Written exercise
Below are some records. Copy every line in them that holds "this".
---------- Supplied entries ----------
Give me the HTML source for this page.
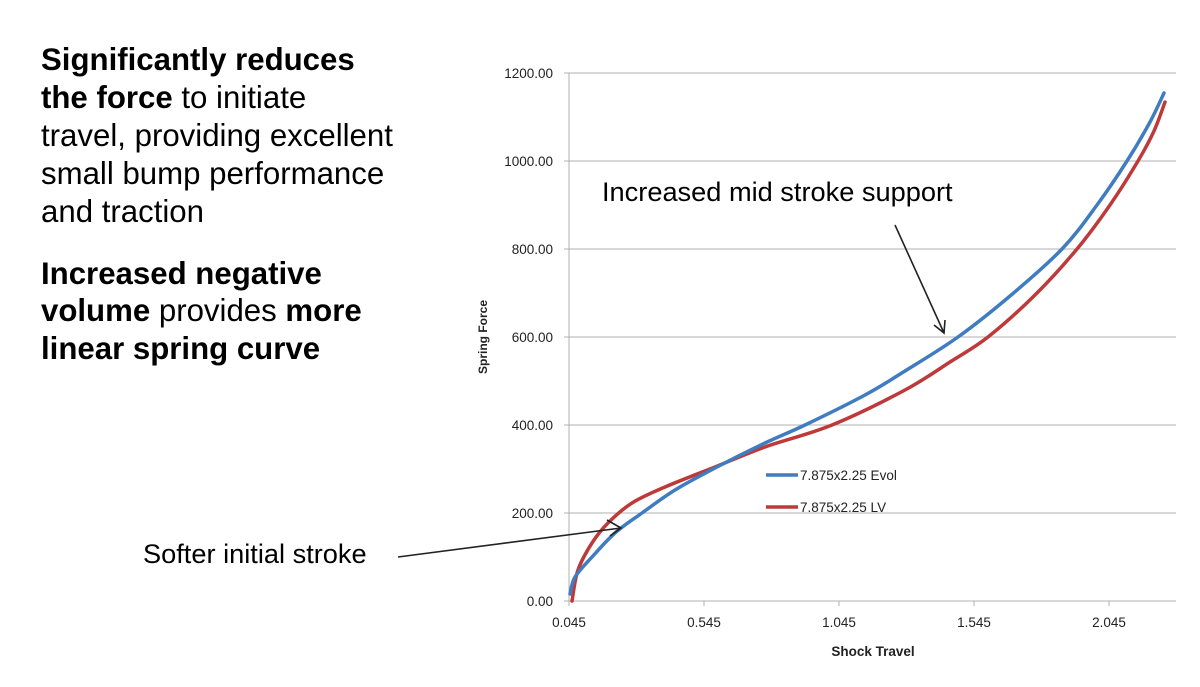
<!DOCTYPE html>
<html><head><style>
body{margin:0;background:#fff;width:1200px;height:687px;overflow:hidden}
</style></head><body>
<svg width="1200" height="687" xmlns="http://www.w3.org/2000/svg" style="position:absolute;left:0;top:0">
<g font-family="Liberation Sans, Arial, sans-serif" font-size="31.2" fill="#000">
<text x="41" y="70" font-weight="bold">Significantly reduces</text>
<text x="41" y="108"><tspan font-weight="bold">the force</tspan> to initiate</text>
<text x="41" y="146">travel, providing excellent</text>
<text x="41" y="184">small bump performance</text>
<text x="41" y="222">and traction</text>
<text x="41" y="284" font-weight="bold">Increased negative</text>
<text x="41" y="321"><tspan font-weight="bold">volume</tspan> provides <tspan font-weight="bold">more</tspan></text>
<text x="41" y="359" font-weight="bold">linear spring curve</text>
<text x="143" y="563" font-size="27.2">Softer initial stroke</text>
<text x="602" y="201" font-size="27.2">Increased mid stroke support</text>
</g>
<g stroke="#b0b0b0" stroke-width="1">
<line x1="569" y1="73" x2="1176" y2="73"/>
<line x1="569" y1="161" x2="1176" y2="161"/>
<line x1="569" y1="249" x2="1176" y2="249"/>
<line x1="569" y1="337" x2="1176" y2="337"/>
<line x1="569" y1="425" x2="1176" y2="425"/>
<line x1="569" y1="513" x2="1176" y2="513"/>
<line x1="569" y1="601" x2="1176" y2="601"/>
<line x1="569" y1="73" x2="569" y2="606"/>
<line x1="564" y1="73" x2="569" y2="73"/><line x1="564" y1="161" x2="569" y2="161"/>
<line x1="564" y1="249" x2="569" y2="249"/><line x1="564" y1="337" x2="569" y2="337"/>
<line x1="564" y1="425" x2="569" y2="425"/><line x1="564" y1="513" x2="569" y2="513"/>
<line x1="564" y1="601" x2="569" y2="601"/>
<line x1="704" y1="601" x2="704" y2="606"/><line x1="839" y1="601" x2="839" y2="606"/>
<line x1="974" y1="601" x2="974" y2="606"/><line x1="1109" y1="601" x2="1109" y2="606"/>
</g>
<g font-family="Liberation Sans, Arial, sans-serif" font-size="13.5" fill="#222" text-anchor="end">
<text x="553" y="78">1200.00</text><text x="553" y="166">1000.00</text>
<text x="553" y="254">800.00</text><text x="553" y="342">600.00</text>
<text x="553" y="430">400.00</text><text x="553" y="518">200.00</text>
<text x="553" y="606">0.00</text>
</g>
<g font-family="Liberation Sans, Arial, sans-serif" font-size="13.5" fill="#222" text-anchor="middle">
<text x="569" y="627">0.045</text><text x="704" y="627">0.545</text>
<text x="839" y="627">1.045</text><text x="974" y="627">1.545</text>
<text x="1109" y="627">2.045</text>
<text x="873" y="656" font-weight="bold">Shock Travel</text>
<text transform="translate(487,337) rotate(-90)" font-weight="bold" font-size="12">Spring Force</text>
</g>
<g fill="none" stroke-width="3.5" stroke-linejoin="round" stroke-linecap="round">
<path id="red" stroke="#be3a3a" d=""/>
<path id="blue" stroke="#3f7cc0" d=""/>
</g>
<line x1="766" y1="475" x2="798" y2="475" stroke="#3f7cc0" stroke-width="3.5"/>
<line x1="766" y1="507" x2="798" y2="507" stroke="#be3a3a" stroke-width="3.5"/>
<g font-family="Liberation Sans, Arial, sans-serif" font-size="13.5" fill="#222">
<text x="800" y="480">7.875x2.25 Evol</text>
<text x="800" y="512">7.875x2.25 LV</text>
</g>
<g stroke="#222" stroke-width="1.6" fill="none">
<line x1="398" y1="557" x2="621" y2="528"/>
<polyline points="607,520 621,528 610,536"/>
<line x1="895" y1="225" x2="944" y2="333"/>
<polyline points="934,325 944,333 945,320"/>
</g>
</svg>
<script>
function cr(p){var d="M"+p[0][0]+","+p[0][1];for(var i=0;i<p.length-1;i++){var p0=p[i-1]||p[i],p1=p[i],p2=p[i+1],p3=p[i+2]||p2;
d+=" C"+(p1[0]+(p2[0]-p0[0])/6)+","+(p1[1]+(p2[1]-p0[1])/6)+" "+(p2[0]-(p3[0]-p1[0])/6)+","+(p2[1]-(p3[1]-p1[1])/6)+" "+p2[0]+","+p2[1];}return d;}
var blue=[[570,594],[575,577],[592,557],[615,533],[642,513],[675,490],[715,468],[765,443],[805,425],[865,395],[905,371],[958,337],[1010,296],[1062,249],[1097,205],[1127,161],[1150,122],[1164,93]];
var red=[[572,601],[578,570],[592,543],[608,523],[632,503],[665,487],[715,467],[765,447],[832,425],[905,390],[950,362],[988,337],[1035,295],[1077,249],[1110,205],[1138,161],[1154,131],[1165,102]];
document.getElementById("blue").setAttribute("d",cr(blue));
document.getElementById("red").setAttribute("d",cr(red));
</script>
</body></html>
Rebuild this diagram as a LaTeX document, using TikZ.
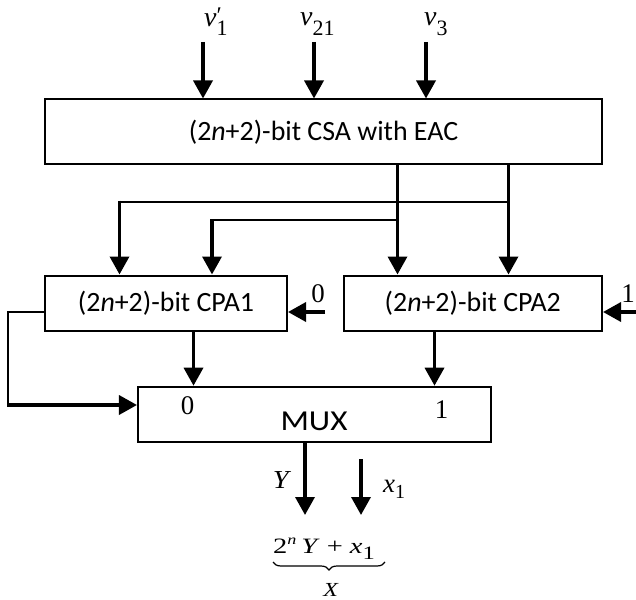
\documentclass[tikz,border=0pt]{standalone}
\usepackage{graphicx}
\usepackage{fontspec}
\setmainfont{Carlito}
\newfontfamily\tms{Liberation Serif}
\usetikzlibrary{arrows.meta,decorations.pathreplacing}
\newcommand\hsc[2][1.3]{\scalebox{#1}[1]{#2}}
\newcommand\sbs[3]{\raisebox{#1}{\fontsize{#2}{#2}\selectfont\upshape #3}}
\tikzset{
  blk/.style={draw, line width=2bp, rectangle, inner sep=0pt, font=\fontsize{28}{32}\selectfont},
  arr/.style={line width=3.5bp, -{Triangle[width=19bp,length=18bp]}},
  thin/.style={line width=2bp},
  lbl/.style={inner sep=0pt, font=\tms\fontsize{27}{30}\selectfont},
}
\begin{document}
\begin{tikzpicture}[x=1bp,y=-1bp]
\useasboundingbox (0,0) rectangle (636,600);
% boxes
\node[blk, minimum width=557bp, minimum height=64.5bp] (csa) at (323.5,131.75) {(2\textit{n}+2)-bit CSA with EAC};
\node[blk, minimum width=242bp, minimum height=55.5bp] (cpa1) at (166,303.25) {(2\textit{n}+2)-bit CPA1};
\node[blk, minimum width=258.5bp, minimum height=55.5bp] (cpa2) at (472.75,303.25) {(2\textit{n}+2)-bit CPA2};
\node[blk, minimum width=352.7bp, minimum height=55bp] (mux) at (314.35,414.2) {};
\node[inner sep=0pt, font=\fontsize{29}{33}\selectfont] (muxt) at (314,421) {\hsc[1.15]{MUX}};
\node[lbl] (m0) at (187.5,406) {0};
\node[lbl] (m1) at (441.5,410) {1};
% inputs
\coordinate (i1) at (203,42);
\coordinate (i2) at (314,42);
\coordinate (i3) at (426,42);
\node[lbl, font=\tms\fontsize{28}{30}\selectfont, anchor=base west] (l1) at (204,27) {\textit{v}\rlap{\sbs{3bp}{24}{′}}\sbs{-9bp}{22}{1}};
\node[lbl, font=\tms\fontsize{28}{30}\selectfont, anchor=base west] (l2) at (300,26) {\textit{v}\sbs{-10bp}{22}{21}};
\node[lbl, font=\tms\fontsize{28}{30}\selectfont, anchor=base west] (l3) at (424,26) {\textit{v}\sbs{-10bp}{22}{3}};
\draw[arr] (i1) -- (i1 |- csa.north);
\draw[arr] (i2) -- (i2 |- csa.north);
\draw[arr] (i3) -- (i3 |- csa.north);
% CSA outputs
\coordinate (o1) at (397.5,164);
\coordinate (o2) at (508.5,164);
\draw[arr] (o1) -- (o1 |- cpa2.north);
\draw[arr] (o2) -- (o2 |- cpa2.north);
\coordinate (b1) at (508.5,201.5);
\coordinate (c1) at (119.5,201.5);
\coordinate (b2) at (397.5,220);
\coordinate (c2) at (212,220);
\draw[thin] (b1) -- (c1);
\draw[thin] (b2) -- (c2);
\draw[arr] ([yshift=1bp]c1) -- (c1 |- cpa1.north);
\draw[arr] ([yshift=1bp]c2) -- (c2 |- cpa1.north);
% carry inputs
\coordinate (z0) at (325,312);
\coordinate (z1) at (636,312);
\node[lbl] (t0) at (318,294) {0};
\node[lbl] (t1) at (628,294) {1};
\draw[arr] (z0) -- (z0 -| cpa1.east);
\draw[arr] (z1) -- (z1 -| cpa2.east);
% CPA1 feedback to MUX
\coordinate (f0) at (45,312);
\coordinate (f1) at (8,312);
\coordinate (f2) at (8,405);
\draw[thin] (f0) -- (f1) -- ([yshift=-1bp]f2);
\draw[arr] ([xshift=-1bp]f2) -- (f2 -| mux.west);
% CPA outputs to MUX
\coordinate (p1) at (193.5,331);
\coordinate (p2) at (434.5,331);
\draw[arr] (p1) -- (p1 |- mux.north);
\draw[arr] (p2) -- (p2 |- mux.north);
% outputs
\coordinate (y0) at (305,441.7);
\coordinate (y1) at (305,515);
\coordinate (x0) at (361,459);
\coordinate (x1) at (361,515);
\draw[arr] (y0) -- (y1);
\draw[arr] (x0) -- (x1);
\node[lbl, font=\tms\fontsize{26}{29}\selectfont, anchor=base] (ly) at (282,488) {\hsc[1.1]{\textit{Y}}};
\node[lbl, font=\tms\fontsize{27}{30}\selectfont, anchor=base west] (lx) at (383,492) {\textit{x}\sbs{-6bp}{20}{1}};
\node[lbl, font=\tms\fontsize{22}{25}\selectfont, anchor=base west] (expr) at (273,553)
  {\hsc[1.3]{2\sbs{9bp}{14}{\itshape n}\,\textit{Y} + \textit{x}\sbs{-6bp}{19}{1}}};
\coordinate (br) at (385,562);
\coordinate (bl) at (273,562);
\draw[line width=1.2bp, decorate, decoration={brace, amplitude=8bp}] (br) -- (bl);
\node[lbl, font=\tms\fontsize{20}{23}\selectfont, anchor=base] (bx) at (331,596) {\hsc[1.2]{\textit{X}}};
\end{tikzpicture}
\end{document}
----------
The completed task
Give me the HTML source for this page.
Rebuild this diagram as a LaTeX document, using TikZ.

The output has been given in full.